Man, 2018. What a joke. That year felt like one long, pointless, never-ending meeting. That title, that whole Ganeshaspeaks thing about Pisces career stress easing up? Yeah, I was the walking poster child for that nightmare. I was deep in it, and let me tell you, it wasn’t the stars I was checking; it was my bank balance and whether I could afford to just walk out without becoming a total hobo.

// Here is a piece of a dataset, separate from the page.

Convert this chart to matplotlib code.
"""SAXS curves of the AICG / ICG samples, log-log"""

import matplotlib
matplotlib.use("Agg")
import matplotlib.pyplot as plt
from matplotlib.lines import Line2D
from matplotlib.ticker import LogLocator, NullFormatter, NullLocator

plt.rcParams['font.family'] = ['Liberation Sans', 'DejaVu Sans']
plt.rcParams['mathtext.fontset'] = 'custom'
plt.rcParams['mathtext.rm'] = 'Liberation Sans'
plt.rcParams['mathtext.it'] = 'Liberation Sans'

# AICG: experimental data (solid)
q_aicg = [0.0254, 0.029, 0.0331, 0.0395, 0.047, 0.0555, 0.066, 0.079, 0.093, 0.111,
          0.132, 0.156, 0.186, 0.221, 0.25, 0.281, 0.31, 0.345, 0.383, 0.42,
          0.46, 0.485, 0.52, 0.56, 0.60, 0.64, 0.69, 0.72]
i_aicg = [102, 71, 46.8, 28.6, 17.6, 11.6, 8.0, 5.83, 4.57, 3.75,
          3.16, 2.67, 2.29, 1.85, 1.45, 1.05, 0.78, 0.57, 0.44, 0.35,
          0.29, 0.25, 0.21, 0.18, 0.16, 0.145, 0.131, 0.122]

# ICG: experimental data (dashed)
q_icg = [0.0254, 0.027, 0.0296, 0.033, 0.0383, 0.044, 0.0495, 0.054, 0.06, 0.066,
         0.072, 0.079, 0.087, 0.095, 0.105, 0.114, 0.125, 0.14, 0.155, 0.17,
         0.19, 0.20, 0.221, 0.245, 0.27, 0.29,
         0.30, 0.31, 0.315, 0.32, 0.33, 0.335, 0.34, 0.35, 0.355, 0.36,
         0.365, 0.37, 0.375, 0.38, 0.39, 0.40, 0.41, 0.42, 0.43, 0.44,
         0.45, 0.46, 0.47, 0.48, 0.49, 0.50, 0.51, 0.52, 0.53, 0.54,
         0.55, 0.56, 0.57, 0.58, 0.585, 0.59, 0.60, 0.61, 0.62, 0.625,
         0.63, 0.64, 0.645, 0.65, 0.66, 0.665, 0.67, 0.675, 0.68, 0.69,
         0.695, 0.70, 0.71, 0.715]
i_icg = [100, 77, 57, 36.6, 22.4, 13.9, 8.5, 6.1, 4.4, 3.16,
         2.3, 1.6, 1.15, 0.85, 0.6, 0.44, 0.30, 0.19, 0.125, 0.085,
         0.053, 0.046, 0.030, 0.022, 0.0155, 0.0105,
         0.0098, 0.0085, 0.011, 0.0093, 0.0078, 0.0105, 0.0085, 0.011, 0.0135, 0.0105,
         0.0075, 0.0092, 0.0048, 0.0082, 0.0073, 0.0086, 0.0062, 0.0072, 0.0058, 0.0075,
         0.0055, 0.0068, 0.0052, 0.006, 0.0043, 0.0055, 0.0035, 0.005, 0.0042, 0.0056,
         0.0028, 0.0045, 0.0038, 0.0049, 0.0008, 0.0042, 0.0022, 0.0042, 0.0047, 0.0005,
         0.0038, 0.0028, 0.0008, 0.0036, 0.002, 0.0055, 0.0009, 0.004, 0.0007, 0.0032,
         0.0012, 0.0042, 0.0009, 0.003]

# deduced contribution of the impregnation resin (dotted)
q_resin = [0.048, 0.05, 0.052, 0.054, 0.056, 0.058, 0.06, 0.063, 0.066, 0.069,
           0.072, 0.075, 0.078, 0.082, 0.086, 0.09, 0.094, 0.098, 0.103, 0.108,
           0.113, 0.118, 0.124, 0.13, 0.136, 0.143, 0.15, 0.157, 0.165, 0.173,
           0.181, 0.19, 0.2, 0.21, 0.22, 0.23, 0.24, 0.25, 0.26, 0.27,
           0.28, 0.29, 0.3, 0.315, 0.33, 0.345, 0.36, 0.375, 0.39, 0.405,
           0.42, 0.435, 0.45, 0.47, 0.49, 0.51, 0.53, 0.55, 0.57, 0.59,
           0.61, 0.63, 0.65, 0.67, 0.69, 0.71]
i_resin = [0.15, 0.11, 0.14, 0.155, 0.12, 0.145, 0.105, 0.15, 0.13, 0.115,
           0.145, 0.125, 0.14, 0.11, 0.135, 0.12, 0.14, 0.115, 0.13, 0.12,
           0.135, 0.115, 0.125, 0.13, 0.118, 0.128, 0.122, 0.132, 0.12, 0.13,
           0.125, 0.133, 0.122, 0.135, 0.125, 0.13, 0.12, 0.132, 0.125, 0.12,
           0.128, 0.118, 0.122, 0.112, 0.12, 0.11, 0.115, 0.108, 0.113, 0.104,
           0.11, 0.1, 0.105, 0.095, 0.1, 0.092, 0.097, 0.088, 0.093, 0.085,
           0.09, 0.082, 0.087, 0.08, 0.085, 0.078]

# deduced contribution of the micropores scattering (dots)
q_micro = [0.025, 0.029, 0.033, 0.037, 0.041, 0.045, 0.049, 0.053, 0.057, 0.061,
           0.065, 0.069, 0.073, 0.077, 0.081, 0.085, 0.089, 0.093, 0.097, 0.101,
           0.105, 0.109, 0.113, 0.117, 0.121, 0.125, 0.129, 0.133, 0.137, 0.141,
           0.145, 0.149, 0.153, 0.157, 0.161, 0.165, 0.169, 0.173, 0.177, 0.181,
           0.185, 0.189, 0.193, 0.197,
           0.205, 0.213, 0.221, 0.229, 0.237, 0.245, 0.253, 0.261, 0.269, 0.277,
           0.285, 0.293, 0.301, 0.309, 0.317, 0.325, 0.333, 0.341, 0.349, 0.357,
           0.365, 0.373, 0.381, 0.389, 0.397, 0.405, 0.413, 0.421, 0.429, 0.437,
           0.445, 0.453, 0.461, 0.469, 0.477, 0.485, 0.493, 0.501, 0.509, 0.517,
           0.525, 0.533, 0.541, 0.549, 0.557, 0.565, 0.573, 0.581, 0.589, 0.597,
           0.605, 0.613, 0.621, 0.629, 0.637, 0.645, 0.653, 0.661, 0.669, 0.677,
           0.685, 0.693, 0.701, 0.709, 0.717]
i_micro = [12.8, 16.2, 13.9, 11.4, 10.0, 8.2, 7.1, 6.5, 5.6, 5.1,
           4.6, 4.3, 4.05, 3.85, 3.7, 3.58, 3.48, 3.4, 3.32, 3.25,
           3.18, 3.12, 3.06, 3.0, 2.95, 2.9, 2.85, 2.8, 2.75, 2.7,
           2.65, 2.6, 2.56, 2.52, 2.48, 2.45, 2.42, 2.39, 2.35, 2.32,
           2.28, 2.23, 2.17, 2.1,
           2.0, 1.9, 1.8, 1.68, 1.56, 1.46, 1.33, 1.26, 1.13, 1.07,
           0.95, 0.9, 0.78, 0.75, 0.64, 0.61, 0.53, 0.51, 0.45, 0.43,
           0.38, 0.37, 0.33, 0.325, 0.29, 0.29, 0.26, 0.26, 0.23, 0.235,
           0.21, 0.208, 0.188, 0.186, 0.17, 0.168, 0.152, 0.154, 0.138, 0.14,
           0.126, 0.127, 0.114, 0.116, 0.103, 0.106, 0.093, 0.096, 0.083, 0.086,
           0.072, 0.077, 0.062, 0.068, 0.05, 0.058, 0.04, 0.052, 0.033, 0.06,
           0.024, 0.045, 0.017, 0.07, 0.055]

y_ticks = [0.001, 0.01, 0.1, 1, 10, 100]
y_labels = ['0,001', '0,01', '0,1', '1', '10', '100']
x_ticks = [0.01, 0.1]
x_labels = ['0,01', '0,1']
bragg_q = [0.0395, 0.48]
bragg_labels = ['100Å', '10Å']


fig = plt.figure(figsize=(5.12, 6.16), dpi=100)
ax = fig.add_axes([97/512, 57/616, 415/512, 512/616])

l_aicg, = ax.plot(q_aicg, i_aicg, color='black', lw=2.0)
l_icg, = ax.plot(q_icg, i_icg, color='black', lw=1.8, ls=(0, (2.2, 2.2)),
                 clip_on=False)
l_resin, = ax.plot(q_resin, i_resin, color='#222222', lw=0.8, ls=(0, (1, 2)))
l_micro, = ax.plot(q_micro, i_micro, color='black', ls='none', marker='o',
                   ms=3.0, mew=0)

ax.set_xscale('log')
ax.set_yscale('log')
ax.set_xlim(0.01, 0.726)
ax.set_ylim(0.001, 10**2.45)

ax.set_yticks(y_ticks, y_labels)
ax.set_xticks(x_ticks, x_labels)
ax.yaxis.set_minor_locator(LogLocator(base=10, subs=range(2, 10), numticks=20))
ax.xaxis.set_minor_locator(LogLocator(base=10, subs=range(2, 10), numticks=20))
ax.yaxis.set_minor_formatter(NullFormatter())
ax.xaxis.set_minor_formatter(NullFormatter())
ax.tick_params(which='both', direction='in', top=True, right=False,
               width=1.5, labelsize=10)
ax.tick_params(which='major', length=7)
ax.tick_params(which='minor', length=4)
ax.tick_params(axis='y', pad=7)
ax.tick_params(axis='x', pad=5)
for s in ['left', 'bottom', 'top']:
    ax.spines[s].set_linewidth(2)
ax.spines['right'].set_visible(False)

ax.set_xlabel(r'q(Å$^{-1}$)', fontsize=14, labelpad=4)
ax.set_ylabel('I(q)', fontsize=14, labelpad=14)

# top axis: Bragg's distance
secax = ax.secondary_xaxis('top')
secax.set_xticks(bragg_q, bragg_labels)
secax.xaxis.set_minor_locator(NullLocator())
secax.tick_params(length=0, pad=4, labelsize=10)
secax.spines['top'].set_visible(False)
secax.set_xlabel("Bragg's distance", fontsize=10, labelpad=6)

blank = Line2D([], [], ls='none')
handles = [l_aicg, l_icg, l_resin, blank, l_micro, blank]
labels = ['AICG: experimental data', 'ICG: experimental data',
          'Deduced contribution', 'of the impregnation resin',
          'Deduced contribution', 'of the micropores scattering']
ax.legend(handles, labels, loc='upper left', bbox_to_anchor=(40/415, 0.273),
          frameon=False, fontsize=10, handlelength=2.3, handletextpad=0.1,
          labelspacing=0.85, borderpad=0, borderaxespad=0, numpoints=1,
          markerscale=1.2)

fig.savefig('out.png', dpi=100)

I was at this supposed “growth-focused” startup, right? Growth my ass. It was just a bunch of fancy dudes yelling about pivoting every Tuesday. I was a content lead, which basically meant I spent 60 hours a week fixing their incoherent garbage slides and writing blog posts about things nobody cared about. I was constantly glued to my desk. My back hurt, my eyes were perpetually bloodshot, and I’m pretty sure I drank more instant coffee that year than actual water. I’d get home and just crash, totally drained, only to wake up two hours later with my heart pounding, thinking I’d forgotten to reply to some non-urgent email from some clown in accounting.
It was peak burnout. I’d started doing these weird, desperate things. I grabbed that Ganeshaspeaks reading, not because I believed in it—I mean, come on, astrology?—but because I was so lost I’d have tried sacrificing a goat if someone promised it would give me back my weekends. The core question, “Will work stress finally ease up now?” It just kept staring back at me from my phone screen, mocking me. It sounded like a lifeline, but it felt like a trap.
The Practice: Treating the Stars as a Project Brief
I decided to treat the reading like a project brief from the most vague, corporate client imaginable. If this ‘star alignment’ was going to help me, I figured I had to meet it halfway. It wasn’t just going to magically happen. I had to force the ease-up. This wasn’t an act of faith; it was an act of tactical rebellion, inspired by desperation.

Here’s what I mapped out and executed:
- Step 1: The Inventory. I shoved myself into a small, hot bathroom one night and just stared at myself in the mirror. I didn’t write down tasks; I wrote down people and pointless processes. I realized the stress wasn’t the workload, it was one manager and the endless, stupid internal politics. I zeroed in on the source of the rot, not the symptoms.
- Step 2: The Blockade. The reading hinted at confronting obstacles, or something equally vague. I translated that into boundaries. Every time that specific manager sent me a request after 6 PM that wasn’t literally a building burning down, I ignored it. I let it sit. For the first time, I just let people wait. My stomach was churning, waiting for the inevitable blow-up. It never came, just a slightly annoyed email the next morning.
- Step 3: The Search Aggression. I figured if the cosmic pressure was easing up, it was time to apply real pressure to change my situation. I fired up LinkedIn, updated my CV, and hit “Apply” with a vengeance. I didn’t care if the jobs were lateral moves or slightly less pay. I just wanted out. I went from sending out two weak applications a week to blasting out ten high-effort ones every night. I treated job searching like my second, more important job.
- Step 4: The Showdown. This was the biggest, dumbest thing I did. A colleague was actively taking credit for my big Q3 report. I marched straight into the CFO’s office, not my manager’s (because he was useless), and dumped the email chain evidence right on his desk. My hands were shaking. I fully expected to be escorted out by security.
The Outcome: The Stress Melted, but Not How They Said
The cosmic joke? The stress did ease up. Massively. But not because Jupiter was in some favorable aspect, or whatever the hell the reading said.
The pressure stopped crushing me the second I actively wrestled back control. That confrontation in the CFO’s office? It didn’t get me fired; it got the manager in trouble and they suddenly backed off me completely. The fear was worse than the reality. That’s the real lesson I pulled out of that whole mess.
Within six weeks of treating that horoscope like a kick in the pants, I landed a new role at a much calmer place—a stable, old-school media company. I didn’t even negotiate that hard; I just grabbed the offer and ran, signing the paperwork with a massive sigh of relief you could probably hear across the whole state. I walked into the startup office the next day, handed in my two-week notice, and watched my tyrannical manager’s face just drop. Seeing that alone was worth the whole damn year of stress.
So, did the stress finally ease up? Yeah. Was it the stars? Nah. It was the fact that some random weekly forecast gave my burnt-out brain the permission it needed to finally fight back. It wasn’t a prediction; it was a psychological trigger. I used the cosmic forecast as a deadline for my own personal exit strategy. Sometimes you need a silly little Internet post to shove you off the cliff you were standing on anyway. That’s the whole record of my 2018 career “practice.” I shucked that old self and never looked back. Took the stress and turned it into leverage. That’s the real magic trick.